How to Fit and Use a Trolley

Fitting a strap trolley takes five steps:
- Place the trolley on firm ground, axle first.
- Lift the stern of the kayak and slide the trolley under the hull, roughly one third of the boat’s length forward of the rear.
- Wrap the strap over the top of the hull and feed it through the buckle on the opposite side.
- Pull the strap tight. Rock the kayak side to side — the trolley should not shift.
- Lift the bow with one hand. The trolley carries the stern weight. Walk to the water.
On the way back, lower the bow to the ground before you lift the stern off the trolley. Dropping a composite kayak stern-first cracks hulls. Plastic kayaks are more forgiving but still deserve the gentle treatment.
Maintenance for Irish Conditions
Salt water is the enemy. Every piece of a trolley that touches seawater corrodes unless you wash it off.
- Rinse with fresh water after every sea paddle. Hose it down, spin the wheels, work the strap.
- Air dry before storage. Damp kit rusts. Stand the trolley on its end to drain.
- Store off the ground. A shelf or a wall hook keeps the frame off damp floors.
- Grease the axles every few months. A smear of marine grease on each wheel hub extends bearing life by years.
- Inspect bearings twice a year. Most wheel bearings can be repacked with grease. Sealed bearings need replacing when they fail.
The two-minute rinse after a saltwater paddle is the single habit that decides whether your trolley lasts one season or ten.
The DIY Route — A Full Build in One Saturday Morning
A homemade kayak trolley built from anodised aluminium tube and stainless hardware will carry an 80-kilogramme load, last ten seasons of Atlantic salt, and cost around €141 in parts from Irish shops. Half a day with a hacksaw, a drill, and a vise. The trade-off versus a commercial trolley is mainly the lack of an independent load test — what you build is on you.
Parts list — Irish sourcing, 2026 prices (incl. 23 percent VAT)

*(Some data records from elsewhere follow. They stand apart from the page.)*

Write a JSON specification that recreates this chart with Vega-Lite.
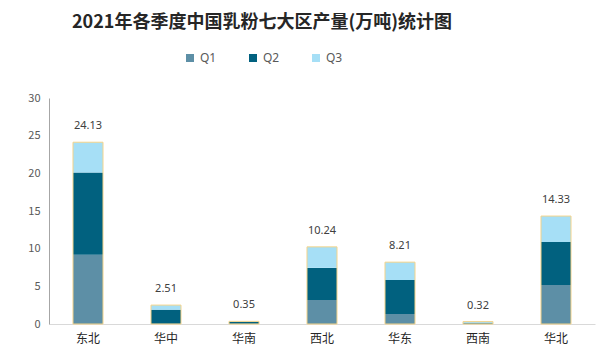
{
  "$schema": "https://vega.github.io/schema/vega-lite/v6.json",
  "width": 546,
  "height": 226,
  "autosize": {"type": "none"},
  "padding": {"left": 49, "top": 98, "right": 10, "bottom": 39},
  "background": "#ffffff",
  "config": {
    "view": {"stroke": null},
    "axisY": {"labelOverlap": false, "values": [0, 5, 10, 15, 20, 25, 30]}
  },
  "title": {
    "text": "2021年各季度中国乳粉七大区产量(万吨)统计图",
    "font": "Noto Sans CJK SC",
    "fontSize": 18,
    "fontWeight": "bold",
    "color": "#262626",
    "anchor": "middle",
    "dx": -60,
    "offset": 20
  },
  "datasets": {
    "quarters": [
      {"region": "东北", "quarter": "Q1", "value": 9.2},
      {"region": "东北", "quarter": "Q2", "value": 10.9},
      {"region": "东北", "quarter": "Q3", "value": 4.03},
      {"region": "华中", "quarter": "Q1", "value": 0.02},
      {"region": "华中", "quarter": "Q2", "value": 1.88},
      {"region": "华中", "quarter": "Q3", "value": 0.61},
      {"region": "华南", "quarter": "Q1", "value": 0.02},
      {"region": "华南", "quarter": "Q2", "value": 0.28},
      {"region": "华南", "quarter": "Q3", "value": 0.05},
      {"region": "西北", "quarter": "Q1", "value": 3.2},
      {"region": "西北", "quarter": "Q2", "value": 4.25},
      {"region": "西北", "quarter": "Q3", "value": 2.79},
      {"region": "华东", "quarter": "Q1", "value": 1.33},
      {"region": "华东", "quarter": "Q2", "value": 4.51},
      {"region": "华东", "quarter": "Q3", "value": 2.37},
      {"region": "西南", "quarter": "Q1", "value": 0.05},
      {"region": "西南", "quarter": "Q2", "value": 0.12},
      {"region": "西南", "quarter": "Q3", "value": 0.15},
      {"region": "华北", "quarter": "Q1", "value": 5.18},
      {"region": "华北", "quarter": "Q2", "value": 5.71},
      {"region": "华北", "quarter": "Q3", "value": 3.44}
    ],
    "totals": [
      {"region": "东北", "total": 24.13},
      {"region": "华中", "total": 2.51},
      {"region": "华南", "total": 0.35},
      {"region": "西北", "total": 10.24},
      {"region": "华东", "total": 8.21},
      {"region": "西南", "total": 0.32},
      {"region": "华北", "total": 14.33}
    ]
  },
  "encoding": {
    "x": {
      "field": "region",
      "type": "nominal",
      "sort": ["东北", "华中", "华南", "西北", "华东", "西南", "华北"],
      "scale": {"paddingInner": 0.615, "paddingOuter": 0.3075},
      "axis": {
        "title": null,
        "labelAngle": 0,
        "ticks": false,
        "domainColor": "#d9d9d9",
        "labelFont": "Noto Sans CJK SC",
        "labelFontSize": 12,
        "labelColor": "#262626",
        "labelPadding": 9
      }
    }
  },
  "layer": [
    {
      "data": {"name": "quarters"},
      "mark": {"type": "bar"},
      "encoding": {
        "y": {
          "field": "value",
          "type": "quantitative",
          "stack": "zero",
          "scale": {"domain": [0, 30], "nice": false},
          "axis": {
            "title": null,
            "values": [0, 5, 10, 15, 20, 25, 30],
            "labelOverlap": false,
            "grid": false,
            "ticks": false,
            "domain": true,
            "domainColor": "#a6a6a6",
            "labelFont": "Noto Sans CJK SC",
            "labelFontSize": 11,
            "labelColor": "#595959",
            "labelPadding": 9
          }
        },
        "color": {
          "field": "quarter",
          "type": "nominal",
          "scale": {"domain": ["Q1", "Q2", "Q3"], "range": ["#5d8fa6", "#01617f", "#a6dff6"]},
          "legend": {
            "title": null,
            "orient": "none",
            "direction": "horizontal",
            "columns": 3,
            "legendX": 135,
            "legendY": -46,
            "symbolType": "square",
            "symbolSize": 64,
            "columnPadding": 30,
            "labelFont": "Noto Sans",
            "labelFontSize": 12,
            "labelColor": "#595959",
            "labelOffset": 4
          }
        },
        "order": {"field": "quarter", "sort": "ascending"}
      }
    },
    {
      "data": {"name": "totals"},
      "mark": {"type": "bar", "fill": null, "fillOpacity": 0, "stroke": "#f5d48a", "strokeWidth": 1},
      "encoding": {
        "y": {
          "field": "total",
          "type": "quantitative",
          "axis": {"values": [0, 5, 10, 15, 20, 25, 30], "labelOverlap": false}
        }
      }
    },
    {
      "data": {"name": "totals"},
      "mark": {"type": "text", "baseline": "bottom", "dy": -11, "font": "Noto Sans", "fontSize": 11, "color": "#404040"},
      "encoding": {
        "y": {
          "field": "total",
          "type": "quantitative",
          "axis": {"values": [0, 5, 10, 15, 20, 25, 30], "labelOverlap": false}
        },
        "text": {"field": "total", "type": "quantitative", "format": ".2f"}
      }
    }
  ]
}
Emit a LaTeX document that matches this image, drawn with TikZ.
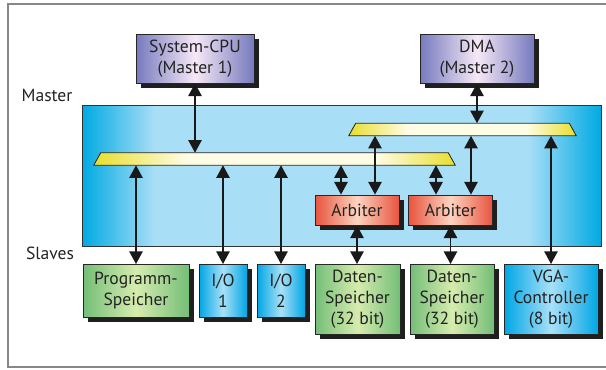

| Part | Spec | Source | Price |
|---|---|---|---|
| 2× pneumatic wheels | 260 mm (10″), 20 mm bore, 150 kg rated, roller bearing | Woodie’s | €27.99 each |
| Axle rod | M12 stainless steel (A2) threaded bar, 1 m, cut to ~650 mm | Toolstation / Screwfix Ireland | €14.50 |
| Frame tubing | Anodised aluminium round tube, 25 mm OD × 1 m × 2 mm wall (need ~2 m total) | Lenehans.ie / Screwfix Ireland (Rothley range) | €16.99 each |
| Cradle padding | Closed-cell foam pipe insulation 22 mm bore × 1 m + pool noodle backup | Woodie’s plumbing aisle | €6.50 |
| Strap + buckle | Lashing strap with cam buckle, 25 mm × 3 m (Suki or Tactix) | Woodie’s | €9.99 |
| End caps + retaining clips | 25 mm round push-fit end caps (×4) + zinc R-clips 3 mm (×4 pack) | Screwfix Ireland | €8.50 |
| Misc | M12 stainless washers (×6), M12 stainless nyloc nuts (×4), tube clamps, self-tappers | Screwfix Ireland | €12.00 |
| Total | €141.45 |
If your kayak is over 25 kilogrammes dry, step the frame up to 32 mm OD aluminium tube (~€22 per metre). The €15 frame stiffness gain is worth more than any other single upgrade.
Step-by-step build
- Sketch and cut. Decide your axle length — kayak beam at the cradle point, plus 250 mm clear each side for the wheels (typically 600 to 700 mm). Mark the aluminium for two 450 mm uprights and one 350 mm cross-piece. Cut with a hacksaw or mitre saw using a sacrificial timber block in the vise to stop the tube crushing.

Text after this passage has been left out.